Intense naval battles

It took me quite a while to figure out how naval battles worked and despite completing the game, I still consider myself a novice, however, there is no denying that naval battles can definitely get intense especially during a couple of the campaign missions where it's just your ship against fleets of gunboats, brigs, frigates and man-o-wars!


I actually quite enjoyed the mini-games in Assassin's Creed IV: Black Flag and they may have prolonged my playthrough quite substantially. I loved playing Nine Men's Morris as well as other board games whenever I visited a pub. I also enjoyed the "Kenway's Fleet" mini-game way too much despite it being very similar to incremental or idle games (i.e. you don't need to do much besides clear sea routes of danger, send your ships to trade resources and then wait, in real-time, for them to complete their trips).

Screenshot from Assassin's Creed IV: Black Flag
Sometimes, bugs happen, and when they do, Kenway gets stuck under the ship

What I dislike:

Overarching story hard to follow

I know about the conflict between the Assassins and Templars, and while Edward Kenway's story during the Golden Age of Piracy is easy enough to follow, the present-day conflict is a bit confusing and might actually make more sense if you've played other Assassin's Creed games (but then again, maybe not).

Never gonna give you up

If Rick Astley were to dedicate a song to a game, it would probably be Assassin's Creed since it's never gonna give you (the ability to go) up and never gonna let you down. To make jumping between buildings and scaling walls a seamless process, Kenway tends to stick to everything without you needing to press any extra keys. Unfortunately, especially during combat situations, sometimes you don't want Kenway to hang from a pillar while a mob of enemies converges on his position; other times you'll be wanting to jump off a ledge but depending on what kind of ledge it is, sometimes you don't need to hit an extra key to jump off while other times you do, there doesn't appear to be any rhyme or reason to it and the only way you'll know is failing the first time and then trying again.


I started playing this game in July 2018 and only finished it last month: that means it took me 11 months or almost a year to complete this game! Of course, I only tended to play on average an hour per week and I happened to get distracted by other games a couple times (including Battlefield V) but it just goes to show that these open world action-adventure games tend to take a long time to complete, and to some, that's a good thing: a game that has lots of hours of gameplay means it's good value for money, right? But for some (including myself) it's not always about quantity but quality: are the hours spent fun or are they a chore?
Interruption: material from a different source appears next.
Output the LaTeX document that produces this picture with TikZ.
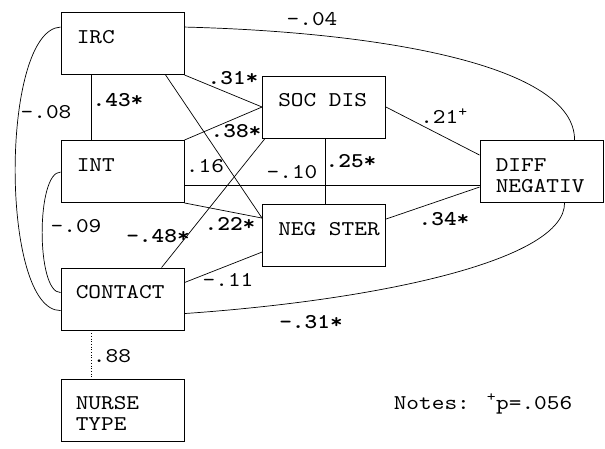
\documentclass[tikz,border=0pt]{standalone}
\usepackage{fontspec}
\newfontfamily\cour[Extension=.otf, UprightFont=lmmono10-regular, BoldFont=lmmonolt10-bold, FakeStretch=1.15]{lmmono10-regular}
\usetikzlibrary{calc}
\begin{document}
\begin{tikzpicture}[x=1pt,y=-1pt,
  box/.style={draw, line width=0.9pt, minimum width=123pt, minimum height=62pt, inner sep=0pt},
  boxtext/.style={anchor=base west, inner sep=0pt, font=\cour\fontsize{21}{21}\selectfont, align=left},
  lab/.style={inner sep=0pt, font=\cour\fontsize{21}{21}\selectfont},
  blab/.style={inner sep=0pt, font=\cour\bfseries\fontsize{21}{21}\selectfont},
  conn/.style={line width=0.7pt}]
\useasboundingbox (0,0) rectangle (605,448);
% boxes
\node[box] (irc) at (122.5,43.5) {};
\node[box] (int) at (122.5,171.5) {};
\node[box] (con) at (122.5,299) {};
\node[box] (nur) at (122.5,410) {};
\node[box] (soc) at (324,107) {};
\node[box] (neg) at (324,235.5) {};
\node[box] (dif) at (541.5,171.5) {};
% box texts
\node[boxtext] (ircT) at ($(irc.north west)+(16,31)$) {IRC};
\node[boxtext] (intT) at ($(int.north west)+(16,31)$) {INT};
\node[boxtext] (conT) at ($(con.north west)+(15,31)$) {CONTACT};
\node[boxtext] (nurT) at ($(nur.north west)+(15,52)$) {NURSE\\TYPE};
\node[boxtext] (socT) at ($(soc.north west)+(16,31)$) {SOC DIS};
\node[boxtext] (negT) at ($(neg.north west)+(16,31)$) {NEG STER};
\node[boxtext] (difT) at ($(dif.north west)+(16,52)$) {DIFF\\NEGATIV};
% straight connectors
\draw[conn] ($(irc.south west)+(31,0)$) -- ($(int.north west)+(31,0)$);
\draw[conn] (irc.south east) -- (soc.west);
\draw[conn] (int.north east) -- (soc.west);
\draw[conn] ($(irc.south west)+(105,0)$) -- ($(neg.north west)+(0,14)$);
\draw[conn] (int.south east) -- ($(neg.north west)+(0,14)$);
\draw[conn] ($(con.north west)+(101,0)$) -- ($(soc.south west)+(3,0)$);
\draw[conn] ($(con.north east)+(0,15)$) -- ($(neg.north west)+(0,48)$);
\draw[conn] (soc.east) -- ($(dif.north west)+(0,15)$);
\draw[conn] ($(soc.south west)+(63,0)$) -- ($(neg.north west)+(63,0)$);
\draw[conn] ($(int.north east)+(0,45)$) -- ($(dif.north west)+(0,45)$);
\draw[conn] ($(neg.north east)+(0,15)$) -- ($(dif.north west)+(0,47)$);
\draw[conn, dotted] ($(con.south west)+(31,0)$) -- ($(nur.north west)+(31,0)$);
% curved connectors
\draw[conn] ($(irc.north east)+(0,15)$) .. controls (380,32) and (575,65) .. ($(dif.north west)+(95,0)$);
\draw[conn] ($(con.north east)+(0,46)$) .. controls (380,300) and (565,260) .. ($(dif.south west)+(85,0)$);
\draw[conn] ($(irc.north west)+(0,15)$) .. controls (0,30) and (0,311) .. ($(con.north west)+(0,43)$);
\draw[conn] ($(int.north west)+(0,32)$) .. controls (36,172) and (36,293) .. ($(con.north west)+(0,25)$);
% labels
\node[lab] (l04) at (312,19) {-.04};
\node[blab] (l31a) at (233,78) {.31*};
\node[blab] (l43) at (118,100) {.43*};
\node[lab] (l08) at (46,112) {-.08};
\node[blab] (l38) at (236,131) {.38*};
\node[lab] (l16) at (205,166) {.16};
\node[lab] (l10) at (292,172) {-.10};
\node[blab] (l25) at (351,161) {.25*};
\node[lab] (l21) at (444,116) {.21\textsuperscript{+}};
\node[blab] (l34) at (444,219) {.34*};
\node[lab] (l09) at (76,226) {-.09};
\node[blab] (l48) at (158,236) {-.48*};
\node[blab] (l22) at (230,224) {.22*};
\node[lab] (l11) at (228,280) {-.11};
\node[lab] (l88) at (112,356) {.88};
\node[blab] (l31b) at (311,322) {-.31*};
\node[lab] (notes) at (483,404) {Notes: \textsuperscript{+}p=.056};
\end{tikzpicture}
\end{document}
As you progress through the main storyline, you'll come across tougher battles which means you'll need to farm/grind for money and materials so you can upgrade your ship, and to some (such as myself), this can get boring at times. To the game's credit though, it doesn't stop you from attempting missions with what they consider an underpowered vessel (this happened to me a few times), although you will require skill or luck in order to get through them (or you could just follow the game's advice and upgrade your ship).


Whaling in the game is about as brutal and bloody as you'd expect so I can understand perfectly why PETA objected to its inclusion. I can also understand Ubisoft's stance for including it in the game since it was something that sailors did back in previous centuries (and a minority of countries still do today) but would it be a great loss if whaling was excluded from the game? Probably not, but then again, I was never one big on crafting which is the only reason you'd hunt animals in this game.
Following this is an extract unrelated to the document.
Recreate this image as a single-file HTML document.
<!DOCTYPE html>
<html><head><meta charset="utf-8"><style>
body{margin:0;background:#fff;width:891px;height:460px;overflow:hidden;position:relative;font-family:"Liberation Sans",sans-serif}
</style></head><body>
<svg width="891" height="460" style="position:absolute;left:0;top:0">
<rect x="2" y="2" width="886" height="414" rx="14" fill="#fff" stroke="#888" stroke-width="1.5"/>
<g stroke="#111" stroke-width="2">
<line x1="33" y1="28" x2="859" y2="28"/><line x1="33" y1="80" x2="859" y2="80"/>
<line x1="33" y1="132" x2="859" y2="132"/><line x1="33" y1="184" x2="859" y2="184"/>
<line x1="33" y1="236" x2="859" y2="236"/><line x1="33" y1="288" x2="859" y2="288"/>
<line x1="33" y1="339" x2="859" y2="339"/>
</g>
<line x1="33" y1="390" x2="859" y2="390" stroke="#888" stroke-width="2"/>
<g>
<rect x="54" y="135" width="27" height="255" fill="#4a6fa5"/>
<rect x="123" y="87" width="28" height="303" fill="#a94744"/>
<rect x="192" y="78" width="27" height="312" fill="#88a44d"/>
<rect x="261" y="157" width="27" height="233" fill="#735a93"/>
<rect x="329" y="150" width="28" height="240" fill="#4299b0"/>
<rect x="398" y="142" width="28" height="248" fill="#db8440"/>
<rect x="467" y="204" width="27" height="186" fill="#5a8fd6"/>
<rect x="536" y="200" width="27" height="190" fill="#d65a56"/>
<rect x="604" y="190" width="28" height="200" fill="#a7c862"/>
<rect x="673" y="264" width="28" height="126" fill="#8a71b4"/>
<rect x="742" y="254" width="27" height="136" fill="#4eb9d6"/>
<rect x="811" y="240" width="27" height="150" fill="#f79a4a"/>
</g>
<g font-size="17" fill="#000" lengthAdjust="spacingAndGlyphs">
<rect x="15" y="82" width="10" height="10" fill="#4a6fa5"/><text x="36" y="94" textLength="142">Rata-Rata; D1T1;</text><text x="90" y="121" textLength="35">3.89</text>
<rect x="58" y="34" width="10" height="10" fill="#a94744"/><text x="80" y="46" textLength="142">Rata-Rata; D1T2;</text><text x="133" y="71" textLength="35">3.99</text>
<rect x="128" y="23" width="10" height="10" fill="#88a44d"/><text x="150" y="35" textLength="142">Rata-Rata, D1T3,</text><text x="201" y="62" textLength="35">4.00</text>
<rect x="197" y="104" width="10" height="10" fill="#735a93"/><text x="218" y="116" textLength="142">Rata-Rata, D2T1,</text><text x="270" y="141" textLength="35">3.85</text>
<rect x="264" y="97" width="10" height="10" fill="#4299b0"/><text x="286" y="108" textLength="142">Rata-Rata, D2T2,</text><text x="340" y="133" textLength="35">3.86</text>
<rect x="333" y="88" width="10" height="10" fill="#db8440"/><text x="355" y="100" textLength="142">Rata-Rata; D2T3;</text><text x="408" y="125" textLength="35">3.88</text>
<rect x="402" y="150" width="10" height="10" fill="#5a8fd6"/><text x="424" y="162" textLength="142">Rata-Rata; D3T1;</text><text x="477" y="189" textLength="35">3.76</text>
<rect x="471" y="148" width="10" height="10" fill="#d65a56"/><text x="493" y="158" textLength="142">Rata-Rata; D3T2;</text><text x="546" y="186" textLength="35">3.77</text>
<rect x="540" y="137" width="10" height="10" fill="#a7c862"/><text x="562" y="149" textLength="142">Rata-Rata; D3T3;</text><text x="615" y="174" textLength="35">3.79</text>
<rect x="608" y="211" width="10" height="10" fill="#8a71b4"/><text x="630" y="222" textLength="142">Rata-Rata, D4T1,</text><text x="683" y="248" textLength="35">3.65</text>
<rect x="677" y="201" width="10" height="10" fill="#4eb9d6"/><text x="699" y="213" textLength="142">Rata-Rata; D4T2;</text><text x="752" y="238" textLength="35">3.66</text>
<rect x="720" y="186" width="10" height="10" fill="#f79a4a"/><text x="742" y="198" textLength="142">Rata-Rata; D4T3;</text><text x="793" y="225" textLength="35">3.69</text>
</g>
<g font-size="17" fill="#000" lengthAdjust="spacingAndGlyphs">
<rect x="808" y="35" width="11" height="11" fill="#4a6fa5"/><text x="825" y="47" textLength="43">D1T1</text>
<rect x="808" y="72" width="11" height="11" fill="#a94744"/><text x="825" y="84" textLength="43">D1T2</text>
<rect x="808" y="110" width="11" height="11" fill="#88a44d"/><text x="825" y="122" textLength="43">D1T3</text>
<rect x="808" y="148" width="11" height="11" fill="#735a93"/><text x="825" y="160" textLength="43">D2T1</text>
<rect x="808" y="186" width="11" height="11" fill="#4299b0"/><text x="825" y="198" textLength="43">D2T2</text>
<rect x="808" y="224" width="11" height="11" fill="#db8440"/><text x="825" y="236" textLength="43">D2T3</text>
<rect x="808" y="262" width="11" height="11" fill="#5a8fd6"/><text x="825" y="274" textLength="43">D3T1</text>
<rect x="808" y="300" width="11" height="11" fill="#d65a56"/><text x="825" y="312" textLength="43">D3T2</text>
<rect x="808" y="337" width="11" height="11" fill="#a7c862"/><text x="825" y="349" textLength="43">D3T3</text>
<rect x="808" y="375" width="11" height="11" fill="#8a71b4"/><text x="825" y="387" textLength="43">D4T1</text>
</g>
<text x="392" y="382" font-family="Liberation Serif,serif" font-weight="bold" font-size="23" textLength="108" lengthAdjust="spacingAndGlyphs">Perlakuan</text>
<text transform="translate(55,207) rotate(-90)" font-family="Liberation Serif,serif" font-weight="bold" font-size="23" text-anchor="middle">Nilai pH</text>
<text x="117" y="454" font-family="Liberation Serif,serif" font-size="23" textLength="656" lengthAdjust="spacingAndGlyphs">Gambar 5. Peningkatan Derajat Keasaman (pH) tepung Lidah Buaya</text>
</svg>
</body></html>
Yes, I know. Why on Earth am I playing an Assassin's Creed game if I don't like being stealthy? Well, it's true I'm not terribly good when it comes to stealth games, but I have played several in the past that benefit from a stealthy approach such as Alpha Protocol, Deus Ex: Human Revolution and Thief, but how I think these particular games differ is that the mission doesn't necessarily fail if you manage to fumble and reveal your position, you just make things more challenging for yourself thanks to alerting a whole bunch of guards. In Assassin's Creed IV there are certain missions where being detected will automatically result in you restarting from your last checkpoint which means I had to play certain segments over and over again until I was able to memorise guard patrol routes and safe places to hide. It reminds me of Hotline Miami to a degree although that's a retro-style arcade game, so I don't expect as much immersion with that type of game: I do, on the other hand, with Assassin's Creed IV and having to "checkpoint scum" my way through the levels, feels kind of cheap to be honest (but necessary for success).
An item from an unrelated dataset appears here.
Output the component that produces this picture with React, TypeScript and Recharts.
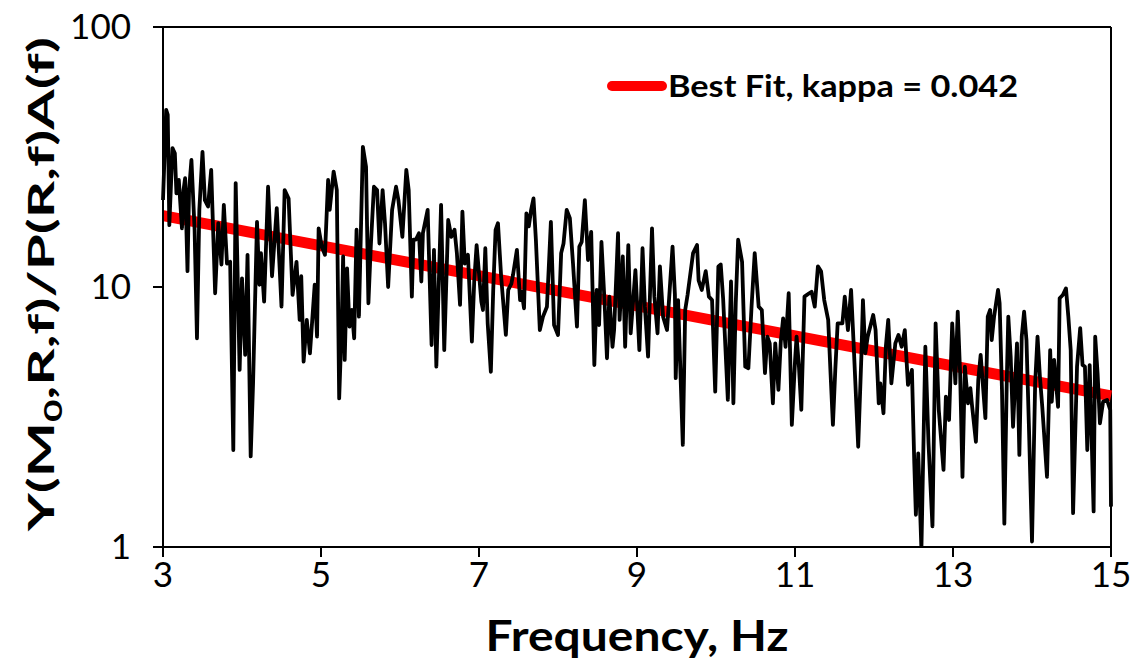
import React from "react";
import { LineChart, Line, XAxis, YAxis, ReferenceLine, Legend } from "recharts";

// frequency (Hz) of the measured ratio
const freq = [
  3.0, 3.04, 3.06, 3.08, 3.12, 3.15, 3.17, 3.2, 3.24, 3.26,
  3.28, 3.31, 3.33, 3.36, 3.4, 3.43, 3.46, 3.5, 3.53, 3.57,
  3.61, 3.66, 3.7, 3.74, 3.77, 3.81, 3.85, 3.89, 3.92, 3.97,
  4.0, 4.04, 4.07, 4.11, 4.14, 4.19, 4.22, 4.24, 4.28, 4.33,
  4.38, 4.44, 4.5, 4.54, 4.59, 4.64, 4.69, 4.73, 4.75, 4.78,
  4.82, 4.86, 4.92, 4.95, 4.97, 5.01, 5.05, 5.09, 5.11, 5.16,
  5.2, 5.23, 5.26, 5.28, 5.3, 5.33, 5.36, 5.39, 5.42, 5.45,
  5.48, 5.53, 5.57, 5.6, 5.63, 5.67, 5.71, 5.74, 5.78, 5.81,
  5.85, 5.9, 5.95, 5.98, 6.03, 6.08, 6.11, 6.15, 6.17, 6.2,
  6.24, 6.27, 6.29, 6.35, 6.4, 6.43, 6.46, 6.52, 6.56, 6.61,
  6.65, 6.69, 6.72, 6.76, 6.79, 6.82, 6.86, 6.91, 6.94, 6.97,
  7.03, 7.05, 7.08, 7.11, 7.15, 7.18, 7.21, 7.24, 7.28, 7.34,
  7.37, 7.41, 7.43, 7.48, 7.52, 7.54, 7.57, 7.6, 7.63, 7.66,
  7.69, 7.72, 7.77, 7.81, 7.86, 7.91, 7.95, 8.0, 8.04, 8.07,
  8.11, 8.15, 8.19, 8.24, 8.27, 8.3, 8.34, 8.38, 8.42, 8.46,
  8.49, 8.52, 8.55, 8.59, 8.62, 8.65, 8.69, 8.71, 8.76, 8.78,
  8.82, 8.85, 8.89, 8.92, 8.98, 9.03, 9.07, 9.1, 9.14, 9.19,
  9.22, 9.26, 9.29, 9.33, 9.38, 9.45, 9.48, 9.49, 9.52, 9.58,
  9.61, 9.64, 9.71, 9.76, 9.78, 9.82, 9.87, 9.91, 9.95, 9.99,
  10.03, 10.06, 10.09, 10.15, 10.19, 10.22, 10.25, 10.28, 10.33, 10.37,
  10.41, 10.45, 10.49, 10.54, 10.58, 10.62, 10.65, 10.68, 10.72, 10.75,
  10.79, 10.82, 10.85, 10.88, 10.92, 10.96, 11.0, 11.02, 11.05, 11.08,
  11.12, 11.18, 11.21, 11.25, 11.29, 11.33, 11.37, 11.42, 11.45, 11.48,
  11.51, 11.54, 11.6, 11.63, 11.67, 11.71, 11.74, 11.8, 11.84, 11.86,
  11.89, 11.92, 11.99, 12.02, 12.06, 12.08, 12.12, 12.15, 12.18, 12.22,
  12.27, 12.31, 12.35, 12.39, 12.43, 12.48, 12.51, 12.53, 12.56, 12.6,
  12.65, 12.69, 12.74, 12.78, 12.82, 12.88, 12.91, 12.95, 12.99, 13.03,
  13.06, 13.09, 13.12, 13.15, 13.19, 13.22, 13.24, 13.29, 13.32, 13.35,
  13.41, 13.44, 13.47, 13.49, 13.52, 13.57, 13.59, 13.62, 13.65, 13.68,
  13.7, 13.73, 13.76, 13.81, 13.84, 13.87, 13.9, 13.93, 13.96, 14.0,
  14.04, 14.07, 14.1, 14.13, 14.19, 14.23, 14.25, 14.28, 14.33, 14.35,
  14.39, 14.43, 14.46, 14.49, 14.52, 14.57, 14.61, 14.64, 14.67, 14.7,
  14.73, 14.78, 14.8, 14.83, 14.86, 14.9, 14.95, 14.99, 15.0,
];

// Y(M0,R,f)/P(R,f)A(f)
const ratio = [
  21.6, 48.0, 45.9, 17.3, 34.2, 32.7, 22.9, 25.8, 16.8, 23.6,
  26.2, 11.5, 23.6, 30.8, 16.6, 6.35, 19.8, 33.1, 21.6, 20.4,
  28.2, 9.46, 17.6, 12.2, 20.7, 12.3, 12.5, 2.36, 25.1, 4.8,
  10.8, 5.48, 13.3, 2.23, 4.26, 17.8, 10.2, 13.5, 8.78, 24.3,
  11.0, 20.1, 8.4, 23.6, 21.9, 9.32, 12.5, 7.47, 11.0, 5.16,
  7.47, 5.56, 10.2, 6.44, 16.8, 14.3, 13.3, 25.8, 19.8, 27.8,
  23.6, 3.73, 6.83, 13.1, 5.24, 11.8, 7.04, 8.16, 6.35, 16.6,
  7.69, 34.6, 29.0, 8.66, 14.3, 24.3, 23.6, 14.7, 23.6, 17.6,
  10.0, 19.8, 24.3, 21.6, 15.6, 28.2, 23.6, 9.18, 15.2, 15.2,
  16.1, 10.5, 16.1, 19.8, 5.98, 13.9, 4.94, 20.7, 5.72, 18.1,
  15.6, 16.6, 13.5, 8.53, 19.5, 12.3, 13.3, 6.16, 10.6, 14.5,
  8.78, 8.16, 14.1, 7.25, 4.72, 9.74, 16.6, 17.6, 11.0, 6.54,
  9.74, 10.3, 11.1, 13.9, 8.91, 9.59, 8.28, 19.2, 17.1, 19.8,
  21.9, 15.2, 6.83, 7.69, 8.4, 17.8, 7.14, 6.54, 13.5, 14.7,
  19.8, 18.4, 12.3, 7.04, 14.3, 14.9, 21.6, 12.7, 16.3, 5.01,
  9.74, 7.14, 14.9, 8.66, 5.32, 9.18, 5.89, 6.83, 16.1, 7.47,
  13.1, 5.89, 14.5, 6.64, 11.6, 5.72, 14.1, 8.4, 5.4, 16.8,
  9.18, 6.64, 12.0, 7.69, 6.83, 14.3, 9.32, 4.46, 8.91, 2.47,
  8.16, 9.32, 13.5, 14.5, 10.6, 9.74, 11.5, 9.18, 8.91, 3.96,
  12.0, 12.2, 9.05, 3.68, 10.5, 3.57, 8.66, 15.2, 12.5, 4.94,
  4.87, 8.4, 13.5, 8.4, 8.16, 4.66, 6.44, 6.07, 3.57, 6.07,
  4.02, 6.16, 7.58, 5.89, 9.46, 2.95, 5.16, 6.44, 4.94, 3.37,
  9.18, 9.46, 9.59, 8.4, 12.0, 11.5, 8.91, 7.47, 4.66, 2.95,
  4.8, 7.25, 7.25, 9.18, 6.83, 9.74, 6.25, 2.43, 5.4, 8.91,
  5.56, 6.44, 7.8, 6.83, 3.57, 4.26, 3.27, 5.89, 7.47, 4.26,
  6.07, 6.54, 5.89, 6.83, 4.2, 4.8, 2.1, 1.33, 2.29, 0.98,
  5.89, 2.51, 1.2, 7.25, 3.37, 1.98, 3.79, 3.08, 7.25, 4.26,
  8.04, 4.66, 1.86, 4.94, 3.57, 4.08, 3.52, 2.54, 4.39, 5.48,
  3.13, 7.69, 8.16, 6.25, 7.69, 9.74, 8.66, 4.02, 1.23, 4.26,
  7.69, 5.4, 2.9, 6.07, 2.26, 6.44, 8.04, 6.25, 2.99, 1.05,
  4.26, 6.44, 4.52, 3.46, 1.86, 5.72, 3.62, 5.24, 3.46, 9.05,
  9.32, 9.88, 7.69, 5.72, 1.35, 4.94, 6.94, 5.01, 4.94, 2.36,
  5.01, 1.37, 6.44, 4.66, 2.99, 3.62, 3.68, 3.37, 1.43,
];

// best fit endpoints (kappa = 0.042)
const fitFreq = [3, 15];
const fitRatio = [18.8, 3.81];
const fitLabel = "Best Fit, kappa = 0.042";

const xTicks = [3, 5, 7, 9, 11, 13, 15];
const yTicks = [1, 10, 100];

const spectrum = freq.map((f, i) => ({ f, v: ratio[i] }));
const fit = fitFreq.map((f, i) => ({ f, v: fitRatio[i] }));

const FONT = "Lato, 'Open Sans', sans-serif";
const tickStyle = { fontFamily: FONT, fontSize: 35, fill: "#000" };

const renderLegend = () => (
  <svg width={430} height={44} style={{ display: "block" }}>
    <line x1={12} y1={22} x2={62} y2={22} stroke="#ff0000" strokeWidth={10} strokeLinecap="round" />
    <text
      x={68}
      y={33}
      fontFamily={FONT}
      fontWeight={700}
      fontSize={30}
      fill="#000"
      textLength={350}
      lengthAdjust="spacingAndGlyphs"
    >
      {fitLabel}
    </text>
  </svg>
);

export default function App() {
  return (
    <div style={{ position: "absolute", left: 0, top: 0, width: 1136, height: 666, background: "#fff" }}>
      <LineChart width={1136} height={666} margin={{ top: 27, right: 25, bottom: 0, left: 0 }}>
        <XAxis
          dataKey="f"
          type="number"
          domain={[3, 15]}
          ticks={xTicks}
          allowDuplicatedCategory={false}
          height={119}
          stroke="#000"
          strokeWidth={2}
          tickSize={10}
          tickMargin={5}
          tick={tickStyle}
        />
        <YAxis
          dataKey="v"
          scale="log"
          type="number"
          domain={[1, 100]}
          ticks={yTicks}
          allowDataOverflow
          width={163}
          stroke="#000"
          strokeWidth={2}
          tickSize={10}
          tickMargin={22}
          tick={tickStyle}
        />
        <ReferenceLine y={100} stroke="#000" strokeWidth={2} />
        <ReferenceLine x={15} stroke="#000" strokeWidth={2} />
        <Line
          data={fit}
          dataKey="v"
          name={fitLabel}
          stroke="#ff0000"
          strokeWidth={11}
          dot={false}
          isAnimationActive={false}
          legendType="line"
        />
        <Line
          data={spectrum}
          dataKey="v"
          name="data"
          stroke="#000"
          strokeWidth={3.8}
          strokeLinejoin="round"
          dot={false}
          isAnimationActive={false}
          legendType="none"
        />
        <Legend
          layout="horizontal"
          verticalAlign="middle"
          align="center"
          content={renderLegend}
          wrapperStyle={{ position: "absolute", left: 600, top: 64, width: 430, height: 44 }}
        />
      </LineChart>
      <svg
        width={1136}
        height={666}
        style={{ position: "absolute", left: 0, top: 0, pointerEvents: "none" }}
      >
        <text
          x={637}
          y={651}
          textAnchor="middle"
          fontFamily={FONT}
          fontWeight={700}
          fontSize={42}
          textLength={303}
          lengthAdjust="spacingAndGlyphs"
        >
          Frequency, Hz
        </text>
        <text
          transform="translate(54,284) rotate(-90)"
          textAnchor="middle"
          fontFamily={FONT}
          fontWeight={700}
          fontSize={36}
          textLength={494}
          lengthAdjust="spacingAndGlyphs"
        >
          Y(M
          <tspan dy={8} fontSize={24}>0</tspan>
          <tspan dy={-8}>,R,f)/P(R,f)A(f)</tspan>
        </text>
      </svg>
    </div>
  );
}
For a game that has been out for over five years, you'd expect that most bugs would've been ironed out and yet I experienced a few: the most annoying bug I encountered was when the controls for my character froze just before the end of a mission (it was only my character that was frozen – the rest of the NPCs were running around), which meant I had to restore from the last checkpoint… ARGH!

I also experienced a couple of weird graphical glitches, such as the Jackdaw appearing out of the depths a bit like The Flying Dutchman from "Pirates of the Caribbean" as well as weird shading issues during cutscenes.

Score – 7/10 (Good)

For fans of the Golden Age of Piracy as well as stealth action-adventures with a bit of naval combat thrown in, Assassin's Creed IV: Black Flag ticks all the right boxes. The game also features great cutscenes, animations, mini-games, sea shanties and Ubisoft took the effort to resolve the game in a satisfactory manner (at least with respect to Edward Kenway's story). If you're not into these sorts of games though (i.e. lots of grinding in order to upgrade your character and ship, as well as stealth being a mandatory requirement for success) you could find elements of Assassin's Creed IV: Black Flag frustrating: I know I did.

Is the game worth $29.95 AUD?: Yes. Sure, the game is getting a bit old now but there's a lot of hours of entertainment here if you're into open world, stealth action-adventures. You can also purchase the game in bundles off UPlay if you want to save some money (or wait until it's on sale, of course).